What they mean is: "You Third World guys are children. Excitable. Emotional. Illogical. Otherwise how can your opinions about your countries are so different from ours. You must be wrong because we are always right. So lets not waste time. Shut up."

Anyway, I cannot understand the virtue of not bringing up a topic and not being judgmental. Are we preparing for a general knowledge quiz? 

MIT Bhopal Afghanistan

MIT’s lecture notes on buisness law states that the “India seeks to extradite Union Carbide CEO; Justice Dept refused –> They felt the Govt. of India picked the CEO as a symbolic punishment –> There was no real formal inquiry into the accident.”

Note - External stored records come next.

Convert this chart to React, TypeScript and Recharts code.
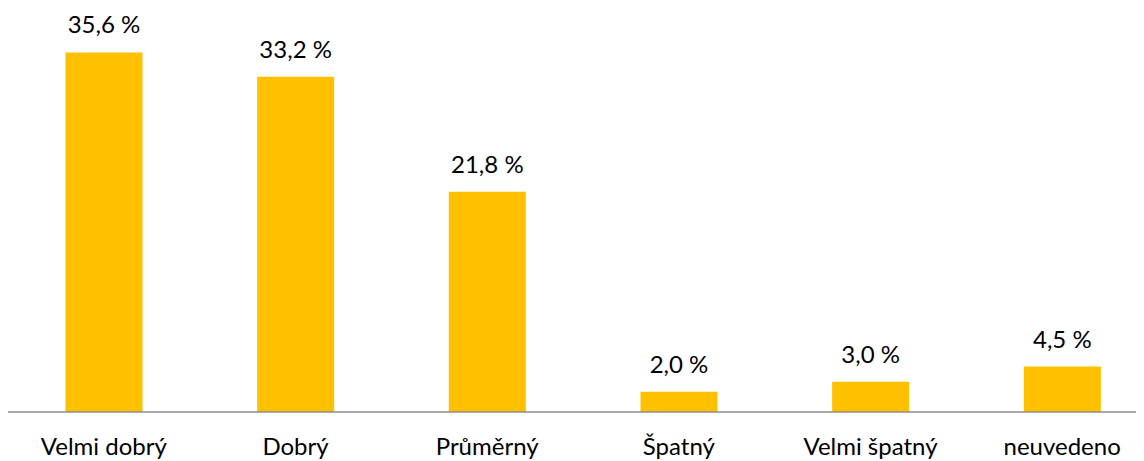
import { BarChart, Bar, XAxis, YAxis, LabelList } from 'recharts';

const categories = ['Velmi dobrý', 'Dobrý', 'Průměrný', 'Špatný', 'Velmi špatný', 'neuvedeno'];
const shares = [35.6, 33.2, 21.8, 2.0, 3.0, 4.5];

const data = categories.map((name, i) => ({ name, value: shares[i] }));

const formatPct = (v: number | string) => `${Number(v).toFixed(1).replace('.', ',')} %`;

export default function App() {
  return (
    <div style={{ width: 1136, height: 453, overflow: 'hidden', fontFamily: 'Lato, sans-serif' }}>
      <BarChart
        width={1150}
        height={453}
        data={data}
        margin={{ top: 0, right: 0, left: 0, bottom: 0 }}
        barCategoryGap="30%"
      >
        <XAxis
          dataKey="name"
          height={49}
          axisLine={{ stroke: '#8c8c8c', strokeWidth: 1.5 }}
          tickLine={false}
          tickSize={0}
          tickMargin={26}
          interval={0}
          tick={{ fontSize: 24, fill: '#000' }}
        />
        <YAxis hide domain={[0, 40]} />
        <Bar dataKey="value" fill="#FFC000" isAnimationActive={false}>
          <LabelList
            dataKey="value"
            position="top"
            offset={19}
            formatter={formatPct}
            style={{ fontSize: 24, fill: '#000' }}
          />
        </Bar>
      </BarChart>
    </div>
  );
}
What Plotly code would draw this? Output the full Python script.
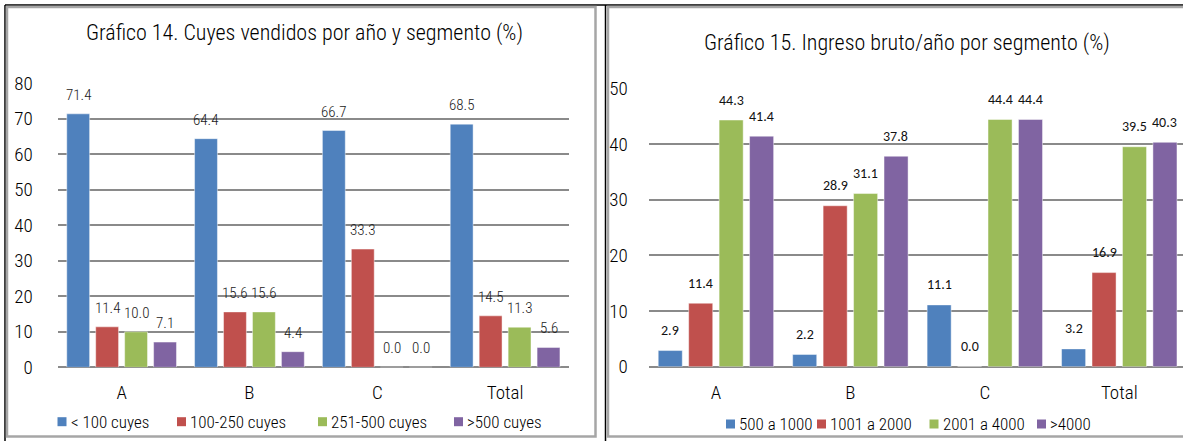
import plotly.graph_objects as go

W, H = 1183, 441

# ---------------- data ----------------
categories = ["A", "B", "C", "Total"]

g14_title = "Gráfico 14. Cuyes vendidos por año y segmento (%)"
g14_series = ["< 100 cuyes", "100-250 cuyes", "251-500 cuyes", ">500 cuyes"]
g14_lt100 = [71.4, 64.4, 66.7, 68.5]
g14_100_250 = [11.4, 15.6, 33.3, 14.5]
g14_251_500 = [10.0, 15.6, 0.0, 11.3]
g14_gt500 = [7.1, 4.4, 0.0, 5.6]
g14_yticks = [0, 10, 20, 30, 40, 50, 60, 70, 80]

g15_title = "Gráfico 15. Ingreso bruto/año por segmento (%)"
g15_series = ["500 a 1000", "1001 a 2000", "2001 a 4000", ">4000"]
g15_500_1000 = [2.9, 2.2, 11.1, 3.2]
g15_1001_2000 = [11.4, 28.9, 0.0, 16.9]
g15_2001_4000 = [44.3, 31.1, 44.4, 39.5]
g15_gt4000 = [41.4, 37.8, 44.4, 40.3]
g15_yticks = [0, 10, 20, 30, 40, 50]

colors = ["#4F81BD", "#C0504D", "#9BBB59", "#8064A2"]

NARROW = "Roboto Condensed, Liberation Sans Narrow, Arial Narrow, sans-serif"
CALIBRI = "Carlito, Calibri, Lato, Open Sans, sans-serif"
GRID = "#8A8A8A"


def px(x):
    return x / W


def py(y):
    return 1 - y / H


fig = go.Figure()

g14_values = [g14_lt100, g14_100_250, g14_251_500, g14_gt500]
g15_values = [g15_500_1000, g15_1001_2000, g15_2001_4000, g15_gt4000]

for name, vals, col in zip(g14_series, g14_values, colors):
    fig.add_trace(go.Bar(x=categories, y=vals, name=name, marker_color=col,
                         marker_line=dict(color="rgba(255,255,255,0.45)", width=1),
                         xaxis="x", yaxis="y", showlegend=False))
for name, vals, col in zip(g15_series, g15_values, colors):
    fig.add_trace(go.Bar(x=categories, y=vals, name=name, marker_color=col,
                         marker_line=dict(color="rgba(255,255,255,0.45)", width=1),
                         xaxis="x2", yaxis="y2", showlegend=False))

annotations = []
# data labels
slot14 = 29.0
slot15 = 30.4
for i, vals in enumerate(g14_values):
    for c, v in zip(categories, vals):
        annotations.append(dict(x=c, y=v, xref="x", yref="y", text=f"{v:.1f}",
                                showarrow=False, xshift=(i - 1.5) * slot14, yshift=19,
                                font=dict(family=NARROW, size=15, weight=300, color="#1a1a1a")))
for i, vals in enumerate(g15_values):
    for c, v in zip(categories, vals):
        annotations.append(dict(x=c, y=v, xref="x2", yref="y2", text=f"{v:.1f}",
                                showarrow=False, xshift=(i - 1.5) * slot15, yshift=20,
                                font=dict(family=CALIBRI, size=14, color="#111111")))

# titles
annotations.append(dict(x=px(304), y=py(33), xref="paper", yref="paper", text=g14_title,
                        showarrow=False, xanchor="center", yanchor="middle",
                        font=dict(family=NARROW, size=22, weight=300, color="#000000")))
annotations.append(dict(x=px(907), y=py(43), xref="paper", yref="paper", text=g15_title,
                        showarrow=False, xanchor="center", yanchor="middle",
                        font=dict(family=NARROW, size=22, weight=300, color="#000000")))

shapes = []
# manual legends
leg14_x = [57.5, 177, 318, 454]
leg15_x = [726, 817, 929.5, 1037]
for xs, ycen, names in ((leg14_x, 421.7, g14_series), (leg15_x, 424, g15_series)):
    for x0, name, col in zip(xs, names, colors):
        shapes.append(dict(type="rect", xref="paper", yref="paper",
                           x0=px(x0), x1=px(x0 + 9), y0=py(ycen + 4.5), y1=py(ycen - 4.5),
                           fillcolor=col, line=dict(width=0)))
        annotations.append(dict(x=px(x0 + 11), y=py(ycen), xref="paper", yref="paper",
                                text=name, showarrow=False, xanchor="left", yanchor="middle",
                                font=dict(family=NARROW, size=17, weight=300, color="#000000")))

# frames
shapes.append(dict(type="line", xref="paper", yref="paper", x0=px(5), x1=1, y0=py(5), y1=py(5),
                   line=dict(color="#000000", width=1.5)))
shapes.append(dict(type="line", xref="paper", yref="paper", x0=px(5), x1=px(5), y0=py(5), y1=0,
                   line=dict(color="#000000", width=1.5)))
shapes.append(dict(type="line", xref="paper", yref="paper", x0=px(605.5), x1=px(605.5), y0=py(5), y1=0,
                   line=dict(color="#000000", width=1.5)))
shapes.append(dict(type="rect", xref="paper", yref="paper", x0=px(7), x1=px(595.5), y0=py(436.5), y1=py(7),
                   line=dict(color="#A6A6A6", width=2.5)))
shapes.append(dict(type="rect", xref="paper", yref="paper", x0=px(608), x1=px(1195), y0=py(436.5), y1=py(7),
                   line=dict(color="#A6A6A6", width=2.5)))

axis_common = dict(showline=False, ticks="", fixedrange=True, automargin=False)

fig.update_layout(
    width=W, height=H, autosize=False,
    margin=dict(l=0, r=0, t=0, b=0, pad=0, autoexpand=False),
    paper_bgcolor="white", plot_bgcolor="white",
    barmode="group", bargap=0.094, bargroupgap=0.21,
    showlegend=False,
    xaxis=dict(domain=[px(57.7), px(569)], anchor="y", range=[-0.5, 3.5],
               tickfont=dict(family=NARROW, size=19, weight=300, color="#000000"),
               showgrid=False, zeroline=False, ticklabelstandoff=12, **axis_common),
    yaxis=dict(domain=[py(367.3), py(83.3)], anchor="x", range=[0, 80], tickvals=g14_yticks,
               tickfont=dict(family=NARROW, size=19, weight=300, color="#000000"),
               showgrid=True, gridcolor=GRID, gridwidth=2, zeroline=True, zerolinecolor=GRID,
               zerolinewidth=2, ticklabelstandoff=24, **axis_common),
    xaxis2=dict(domain=[px(648.7), 1], anchor="y2", range=[-0.5, 3.474],
                tickfont=dict(family=NARROW, size=19, weight=300, color="#000000"),
                showgrid=False, zeroline=False, ticklabelstandoff=12, **axis_common),
    yaxis2=dict(domain=[py(366.7), py(88.3)], anchor="x2", range=[0, 50], tickvals=g15_yticks,
                tickfont=dict(family=NARROW, size=19, weight=300, color="#000000"),
                showgrid=True, gridcolor=GRID, gridwidth=2, zeroline=True, zerolinecolor=GRID,
                zerolinewidth=2, ticklabelstandoff=20, **axis_common),
    annotations=annotations,
    shapes=shapes,
)

fig.write_html(
    "out.html",
    config={"displayModeBar": False, "responsive": False},
    post_script="document.body.style.margin='0';document.body.style.padding='0';document.body.style.overflow='hidden';",
)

On what inquiry did America bomb Afghanistan to the Stone Age?

Tuesday 2 March, 2010

Far away, in a strange land

Yesterday, I was listening to Dinesh D'Souza (DD) debating whether Socialism is still Relevant. DD is all free market, of course, and probably got there by growing up in’ soft socialist India’.

Among other things, socialism kills freedom of press. How? Well, in India (the debate was in 1990 or thereabouts), the government owned the TV channels and was the major advertiser in press, besides being the monopoly supplier of newsprint (all of which was imported from Canada). Naturally, it showed only ministers on TV. Predictably, the press, though theoretically free, toed the government line.

Or so DD says.

Is he right? I don’t know. I haven’t got any data except my own experience. My memory says that both the Anand Bazaar and The Telegraph, the two newspapers we took, lost no opportunity of criticising either state or central governments. They had plenty of private sector advertisers to rely on.

And there were quite a few news programmes critical of the government on TV.

But my memory doesn’t matter. What mattered was DD’s audience’s gullibility.

Did anyone ask how the Congress had lost power in Delhi in 1989 if it decided what the public knew. Or how there were Congress governments in states in spite of the party being out of power in the centre. Did anyone go home and check? Did anyone ask an Indian acquaintance or write to the embassy? Did anyone know anything about the case DD was holding up as proof (actually, ridiculing) of the evil of socialism?

I don’t imagine anyone bothered. DD said it was so. He had grown up in India. Surely he was right. Had he not been, Indians couldn’t have been so poor.

We have 7 billion caricatures around, and ideologies and propagandists use us as to prove anything.

Monday 1 March, 2010

Baby steps towards saving the planet

I have quite a few nieces and nephews, and I want them all to grow up. Also, I don’t want to die too soon. So I want the world to live as much as the next chap does.

But I don’t know how I can help. Carry your own bottle? Switch off fans and lights? Eat happy chickens? Then take one plane ride and undo all the good work?

Killed by short-term thinking

Marketing’s pet peeve is that finance's short-term thinking is ruining companies. Creating value takes time. Quarterly targets are penny wise and pound foolish.

Perhaps. 

But can we have some examples? Which are those great companies that finance managers have ruined?

It’s sometimes pointed out that while Japanese car companies are headed by engineers, American CEOs are typically ex-CFOs, and the results are for all to see.

But were American car companies making great cars when the Japanese took over? Did they have fantastic plans? Were they seriously pursuing exports?

I’m not for a moment supporting finance’s short-sightedness. However, I do suspect for finance men to drive a company to self-destruction its engineers (and their equivalent in service companies) and marketing guys have to abdicate their responsibility first.  

Why do shareholders want immediate profits?

Why is the world in dumps? Because World Street pushed it there. Why did Wall Street push so hard? Because shareholders were greedy for immediate and massive profits.

The money boys knew it couldn’t be done, but the stupid shareholders wouldn’t have listened. (Did anyone except the lunatic left, who are against pretty mush everything, try warning them?) Besides, each money boy had his bonus and self esteem to protect.

So the money boys cooked up some nonsense numbers which their kindergarten teacher wouldn’t have believed, but the shareholders did, and it all came falling down, and the West became socialist 20 years after Papa Bush, Ronald the Great and Thatcher the Firm had star warred the Marx boys into outer space.

In short, shareholders are to blame for everything.

Alright, but who are those stupid, greedy shareholders? You and me? That is, my Western versions? But why did they want to get rich fast? Don’t they have jobs and businesses of their own, and know better than not to kill goose laying golden eggs? Were they mad?

Or are those shareholders money boys, doing whatever they want safe in the knowledge that they can always blame anything on the lay shareholder, who, though numerous, are powerless?

Capitalism is one thing; oligarchy something quite different. 

Chinese sabres

Every time some Chinese official blows hot or wags his finger at Obama, the Western press go all red about Chinese rattling their sabres. Am I missing something here? Sabres are for rattling, aren’t they? Otherwise why have them in the first place? If the Chinese cut off a few heads, we’d like them even less, won’t we?